-------- EXTRACTED ENTRIES

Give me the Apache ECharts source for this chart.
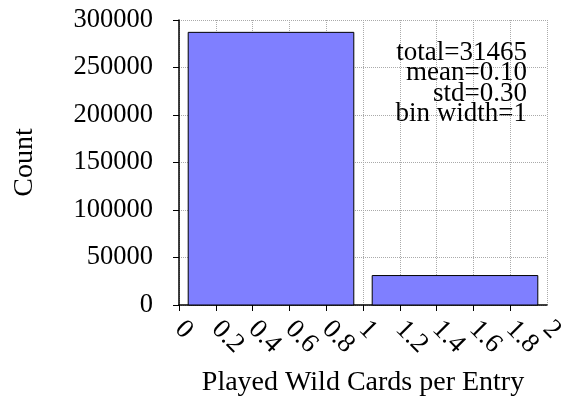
<!DOCTYPE html>
<html>
<head>
<meta charset="utf-8">
<script src="https://cdn.jsdelivr.net/npm/echarts@6/dist/echarts.min.js"></script>
<style>
html,body{margin:0;padding:0;background:#fff;}
#chart{width:571px;height:405px;}
</style>
</head>
<body>
<div id="chart"></div>
<script>
// Data
var binStarts = [0, 1];
var binWidth = 1;
var counts = [287000, 31000];
var xTicks = [0, 0.2, 0.4, 0.6, 0.8, 1, 1.2, 1.4, 1.6, 1.8, 2];
var yTicks = [0, 50000, 100000, 150000, 200000, 250000, 300000];
var statsLines = ['total=31465', 'mean=0.10', 'std=0.30', 'bin width=1'];
var xTitle = 'Played Wild Cards per Entry';
var yTitle = 'Count';

var FONT = '"Liberation Serif", "DejaVu Serif", serif';
var seriesData = binStarts.map(function (s, i) { return [s, s + binWidth, counts[i]]; });
var xMin = xTicks[0], xMax = xTicks[xTicks.length - 1];
function fmtX(v) { return String(+v.toFixed(1)); }
var xLabelStyle = {fontFamily: FONT, fontSize: 27, color: '#000', rotate: -45, margin: 20};

var chart = echarts.init(document.getElementById('chart'), null, {renderer: 'canvas'});
chart.setOption({
  animation: false,
  backgroundColor: '#fff',
  grid: {left: 179, right: 24, top: 20, bottom: 100, containLabel: false},
  xAxis: [{
    type: 'value',
    min: xMin, max: xMax, interval: 0.2,
    name: xTitle, nameLocation: 'middle', nameGap: 64,
    nameTextStyle: {fontFamily: FONT, fontSize: 28, color: '#000'},
    axisLine: {show: true, onZero: false, lineStyle: {color: '#000', width: 1.5}},
    axisTick: {show: true, inside: false, length: 6, lineStyle: {color: '#000', width: 1}},
    axisLabel: Object.assign({}, xLabelStyle, {
      showMinLabel: true, showMaxLabel: false, formatter: fmtX
    }),
    splitLine: {show: true, lineStyle: {color: '#aaa', type: 'dotted', width: 1}}
  }, {
    // second, label-only axis so the max tick label "2" is shown
    type: 'value', position: 'bottom', offset: 0,
    min: xMin, max: xMax, interval: 0.2,
    axisLine: {show: false}, axisTick: {show: false}, splitLine: {show: false},
    axisLabel: Object.assign({}, xLabelStyle, {
      showMinLabel: false, showMaxLabel: true,
      formatter: function (v) { return Math.abs(v - xMax) < 1e-9 ? fmtX(v) : ''; }
    })
  }],
  yAxis: {
    type: 'value',
    min: yTicks[0], max: yTicks[yTicks.length - 1], interval: 50000,
    name: yTitle, nameLocation: 'middle', nameGap: 140, nameRotate: 90,
    nameTextStyle: {fontFamily: FONT, fontSize: 28, color: '#000'},
    axisLine: {show: true, onZero: false, lineStyle: {color: '#000', width: 1.5}},
    axisTick: {show: true, inside: false, length: 6, lineStyle: {color: '#000', width: 1}},
    axisLabel: {
      fontFamily: FONT, fontSize: 26.5, color: '#000', margin: 26,
      showMinLabel: true, showMaxLabel: true,
      formatter: function (v) { return String(v); }
    },
    splitLine: {show: true, lineStyle: {color: '#aaa', type: 'dotted', width: 1}}
  },
  series: [{
    type: 'custom',
    xAxisIndex: 0,
    data: seriesData,
    encode: {x: [0, 1], y: 2},
    renderItem: function (params, api) {
      var s = api.value(0), e = api.value(1), c = api.value(2);
      var gap = 0.05 * (e - s);
      var p0 = api.coord([s + gap, c]);
      var p1 = api.coord([e - gap, 0]);
      return {
        type: 'rect',
        shape: {x: p0[0], y: p0[1], width: p1[0] - p0[0], height: p1[1] - p0[1]},
        style: {fill: '#7f7fff', stroke: '#000', lineWidth: 1}
      };
    },
    z: 3
  }],
  graphic: statsLines.map(function (t, i) {
    return {
      type: 'text', right: 44, top: 39 + i * 20.5, z: 10,
      style: {text: t, fontFamily: FONT, fontSize: 27, fill: '#000', textAlign: 'right'}
    };
  })
});
</script>
</body>
</html>
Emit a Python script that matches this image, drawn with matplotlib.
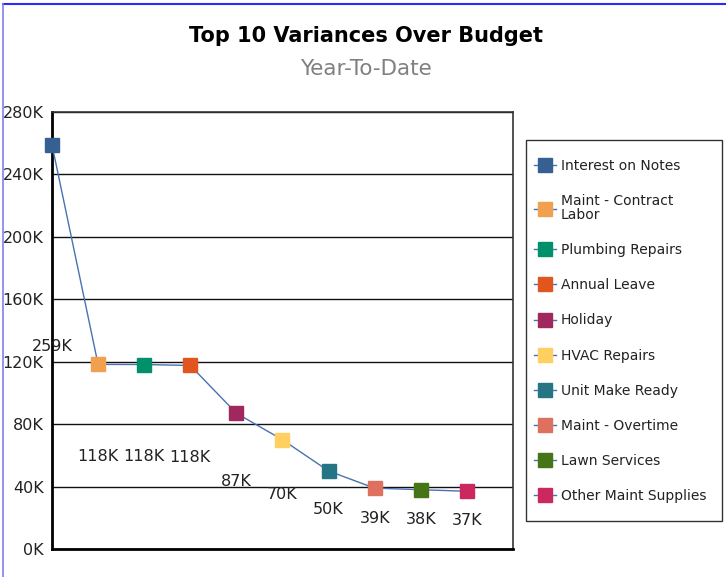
import textwrap

import matplotlib.pyplot as plt
from matplotlib.lines import Line2D
from matplotlib.patches import Rectangle

# ---- Data ----
categories = [
    "Interest on Notes",
    "Maint - Contract Labor",
    "Plumbing Repairs",
    "Annual Leave",
    "Holiday",
    "HVAC Repairs",
    "Unit Make Ready",
    "Maint - Overtime",
    "Lawn Services",
    "Other Maint Supplies",
]
variances = [259000, 118300, 118200, 117600, 87000, 70000, 50000, 39000, 38000, 37000]
marker_colors = [
    "#376092", "#F0A04E", "#00906A", "#E0561E", "#A0285F",
    "#FFD060", "#267585", "#DE7060", "#457516", "#CC2860",
]
y_ticks = [0, 40000, 80000, 120000, 160000, 200000, 240000, 280000]

line_color = "#4A72B0"
text_color = "#222222"

plt.rcParams["font.family"] = ["DejaVu Sans"]

fig = plt.figure(figsize=(7.26, 5.77), dpi=100)
ax = fig.add_axes([0.0716, 0.0485, 0.635, 0.7574])

xs = list(range(len(variances)))

# ---- Connecting line ----
ax.plot(xs, variances, color=line_color, lw=1, zorder=3, clip_on=False)

# ---- One marker per category (gives the legend its handles) ----
for x, v, name, c in zip(xs, variances, categories, marker_colors):
    ax.plot([x], [v], marker="s", ms=10, color=line_color, lw=1,
            markerfacecolor=c, markeredgecolor=c,
            label=textwrap.fill(name, 20), zorder=4, clip_on=False)
    ax.text(x, v / 2, f"{v / 1000:.0f}K", ha="center", va="center",
            fontsize=11.5, color=text_color, zorder=5)

ax.set_xlim(0, len(variances))
ax.set_ylim(0, 280000)
ax.set_yticks(y_ticks)
ax.set_yticklabels([f"{t // 1000}K" for t in y_ticks])
ax.set_xticks([])
ax.tick_params(axis="y", length=0, labelsize=11.5, labelcolor=text_color, pad=6)
ax.grid(axis="y", color="#111111", lw=1)
ax.set_axisbelow(True)

for side in ["left", "bottom"]:
    ax.spines[side].set_linewidth(2)
    ax.spines[side].set_color("black")
for side in ["top", "right"]:
    ax.spines[side].set_linewidth(1.2)
    ax.spines[side].set_color("#333333")

# ---- Titles ----
fig.text(0.504, 0.938, "Top 10 Variances Over Budget", ha="center", va="center",
         fontsize=15, fontweight="bold", color="black")
fig.text(0.504, 0.880, "Year-To-Date", ha="center", va="center",
         fontsize=15.5, color="#808080")

# ---- Legend (box drawn separately so the padding can be set freely) ----
fig.add_artist(Rectangle((0.7245, 0.097), 0.27, 0.66, transform=fig.transFigure,
                         facecolor="white", edgecolor="#333333", lw=1, zorder=1))
leg = fig.legend(loc="upper left", bbox_to_anchor=(0.7355, 0.7244),
                 bbox_transform=fig.transFigure, fontsize=10,
                 handlelength=1.6, handletextpad=0.35, labelspacing=1.52,
                 borderpad=0, borderaxespad=0, frameon=False)
leg.set_zorder(2)
for t in leg.get_texts():
    t.set_color(text_color)
    t.set_linespacing(1.0)

# ---- Outer frame edges ----
fig.add_artist(Line2D([0.004, 1], [0.993, 0.993], color="#2A2AFF", lw=1.5,
                      transform=fig.transFigure))
fig.add_artist(Line2D([0.004, 0.004], [0, 0.993], color="#8080F0", lw=1.2,
                      transform=fig.transFigure))

fig.savefig("out.png", dpi=100)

----------------

**STATED GOAL:**
Restate the data above word for word. Do not include the images.

**SOLVED EXERCISE:**
Give me the Apache ECharts source for this chart.
<!DOCTYPE html>
<html>
<head>
<meta charset="utf-8">
<script src="https://cdn.jsdelivr.net/npm/echarts@6/dist/echarts.min.js"></script>
<style>
html,body{margin:0;padding:0;background:#fff;}
#chart{width:571px;height:405px;}
</style>
</head>
<body>
<div id="chart"></div>
<script>
// Data
var binStarts = [0, 1];
var binWidth = 1;
var counts = [287000, 31000];
var xTicks = [0, 0.2, 0.4, 0.6, 0.8, 1, 1.2, 1.4, 1.6, 1.8, 2];
var yTicks = [0, 50000, 100000, 150000, 200000, 250000, 300000];
var statsLines = ['total=31465', 'mean=0.10', 'std=0.30', 'bin width=1'];
var xTitle = 'Played Wild Cards per Entry';
var yTitle = 'Count';

var FONT = '"Liberation Serif", "DejaVu Serif", serif';
var seriesData = binStarts.map(function (s, i) { return [s, s + binWidth, counts[i]]; });
var xMin = xTicks[0], xMax = xTicks[xTicks.length - 1];
function fmtX(v) { return String(+v.toFixed(1)); }
var xLabelStyle = {fontFamily: FONT, fontSize: 27, color: '#000', rotate: -45, margin: 20};

var chart = echarts.init(document.getElementById('chart'), null, {renderer: 'canvas'});
chart.setOption({
  animation: false,
  backgroundColor: '#fff',
  grid: {left: 179, right: 24, top: 20, bottom: 100, containLabel: false},
  xAxis: [{
    type: 'value',
    min: xMin, max: xMax, interval: 0.2,
    name: xTitle, nameLocation: 'middle', nameGap: 64,
    nameTextStyle: {fontFamily: FONT, fontSize: 28, color: '#000'},
    axisLine: {show: true, onZero: false, lineStyle: {color: '#000', width: 1.5}},
    axisTick: {show: true, inside: false, length: 6, lineStyle: {color: '#000', width: 1}},
    axisLabel: Object.assign({}, xLabelStyle, {
      showMinLabel: true, showMaxLabel: false, formatter: fmtX
    }),
    splitLine: {show: true, lineStyle: {color: '#aaa', type: 'dotted', width: 1}}
  }, {
    // second, label-only axis so the max tick label "2" is shown
    type: 'value', position: 'bottom', offset: 0,
    min: xMin, max: xMax, interval: 0.2,
    axisLine: {show: false}, axisTick: {show: false}, splitLine: {show: false},
    axisLabel: Object.assign({}, xLabelStyle, {
      showMinLabel: false, showMaxLabel: true,
      formatter: function (v) { return Math.abs(v - xMax) < 1e-9 ? fmtX(v) : ''; }
    })
  }],
  yAxis: {
    type: 'value',
    min: yTicks[0], max: yTicks[yTicks.length - 1], interval: 50000,
    name: yTitle, nameLocation: 'middle', nameGap: 140, nameRotate: 90,
    nameTextStyle: {fontFamily: FONT, fontSize: 28, color: '#000'},
    axisLine: {show: true, onZero: false, lineStyle: {color: '#000', width: 1.5}},
    axisTick: {show: true, inside: false, length: 6, lineStyle: {color: '#000', width: 1}},
    axisLabel: {
      fontFamily: FONT, fontSize: 26.5, color: '#000', margin: 26,
      showMinLabel: true, showMaxLabel: true,
      formatter: function (v) { return String(v); }
    },
    splitLine: {show: true, lineStyle: {color: '#aaa', type: 'dotted', width: 1}}
  },
  series: [{
    type: 'custom',
    xAxisIndex: 0,
    data: seriesData,
    encode: {x: [0, 1], y: 2},
    renderItem: function (params, api) {
      var s = api.value(0), e = api.value(1), c = api.value(2);
      var gap = 0.05 * (e - s);
      var p0 = api.coord([s + gap, c]);
      var p1 = api.coord([e - gap, 0]);
      return {
        type: 'rect',
        shape: {x: p0[0], y: p0[1], width: p1[0] - p0[0], height: p1[1] - p0[1]},
        style: {fill: '#7f7fff', stroke: '#000', lineWidth: 1}
      };
    },
    z: 3
  }],
  graphic: statsLines.map(function (t, i) {
    return {
      type: 'text', right: 44, top: 39 + i * 20.5, z: 10,
      style: {text: t, fontFamily: FONT, fontSize: 27, fill: '#000', textAlign: 'right'}
    };
  })
});
</script>
</body>
</html>
Emit a Python script that matches this image, drawn with matplotlib.
import textwrap

import matplotlib.pyplot as plt
from matplotlib.lines import Line2D
from matplotlib.patches import Rectangle

# ---- Data ----
categories = [
    "Interest on Notes",
    "Maint - Contract Labor",
    "Plumbing Repairs",
    "Annual Leave",
    "Holiday",
    "HVAC Repairs",
    "Unit Make Ready",
    "Maint - Overtime",
    "Lawn Services",
    "Other Maint Supplies",
]
variances = [259000, 118300, 118200, 117600, 87000, 70000, 50000, 39000, 38000, 37000]
marker_colors = [
    "#376092", "#F0A04E", "#00906A", "#E0561E", "#A0285F",
    "#FFD060", "#267585", "#DE7060", "#457516", "#CC2860",
]
y_ticks = [0, 40000, 80000, 120000, 160000, 200000, 240000, 280000]

line_color = "#4A72B0"
text_color = "#222222"

plt.rcParams["font.family"] = ["DejaVu Sans"]

fig = plt.figure(figsize=(7.26, 5.77), dpi=100)
ax = fig.add_axes([0.0716, 0.0485, 0.635, 0.7574])

xs = list(range(len(variances)))

# ---- Connecting line ----
ax.plot(xs, variances, color=line_color, lw=1, zorder=3, clip_on=False)

# ---- One marker per category (gives the legend its handles) ----
for x, v, name, c in zip(xs, variances, categories, marker_colors):
    ax.plot([x], [v], marker="s", ms=10, color=line_color, lw=1,
            markerfacecolor=c, markeredgecolor=c,
            label=textwrap.fill(name, 20), zorder=4, clip_on=False)
    ax.text(x, v / 2, f"{v / 1000:.0f}K", ha="center", va="center",
            fontsize=11.5, color=text_color, zorder=5)

ax.set_xlim(0, len(variances))
ax.set_ylim(0, 280000)
ax.set_yticks(y_ticks)
ax.set_yticklabels([f"{t // 1000}K" for t in y_ticks])
ax.set_xticks([])
ax.tick_params(axis="y", length=0, labelsize=11.5, labelcolor=text_color, pad=6)
ax.grid(axis="y", color="#111111", lw=1)
ax.set_axisbelow(True)

for side in ["left", "bottom"]:
    ax.spines[side].set_linewidth(2)
    ax.spines[side].set_color("black")
for side in ["top", "right"]:
    ax.spines[side].set_linewidth(1.2)
    ax.spines[side].set_color("#333333")

# ---- Titles ----
fig.text(0.504, 0.938, "Top 10 Variances Over Budget", ha="center", va="center",
         fontsize=15, fontweight="bold", color="black")
fig.text(0.504, 0.880, "Year-To-Date", ha="center", va="center",
         fontsize=15.5, color="#808080")

# ---- Legend (box drawn separately so the padding can be set freely) ----
fig.add_artist(Rectangle((0.7245, 0.097), 0.27, 0.66, transform=fig.transFigure,
                         facecolor="white", edgecolor="#333333", lw=1, zorder=1))
leg = fig.legend(loc="upper left", bbox_to_anchor=(0.7355, 0.7244),
                 bbox_transform=fig.transFigure, fontsize=10,
                 handlelength=1.6, handletextpad=0.35, labelspacing=1.52,
                 borderpad=0, borderaxespad=0, frameon=False)
leg.set_zorder(2)
for t in leg.get_texts():
    t.set_color(text_color)
    t.set_linespacing(1.0)

# ---- Outer frame edges ----
fig.add_artist(Line2D([0.004, 1], [0.993, 0.993], color="#2A2AFF", lw=1.5,
                      transform=fig.transFigure))
fig.add_artist(Line2D([0.004, 0.004], [0, 0.993], color="#8080F0", lw=1.2,
                      transform=fig.transFigure))

fig.savefig("out.png", dpi=100)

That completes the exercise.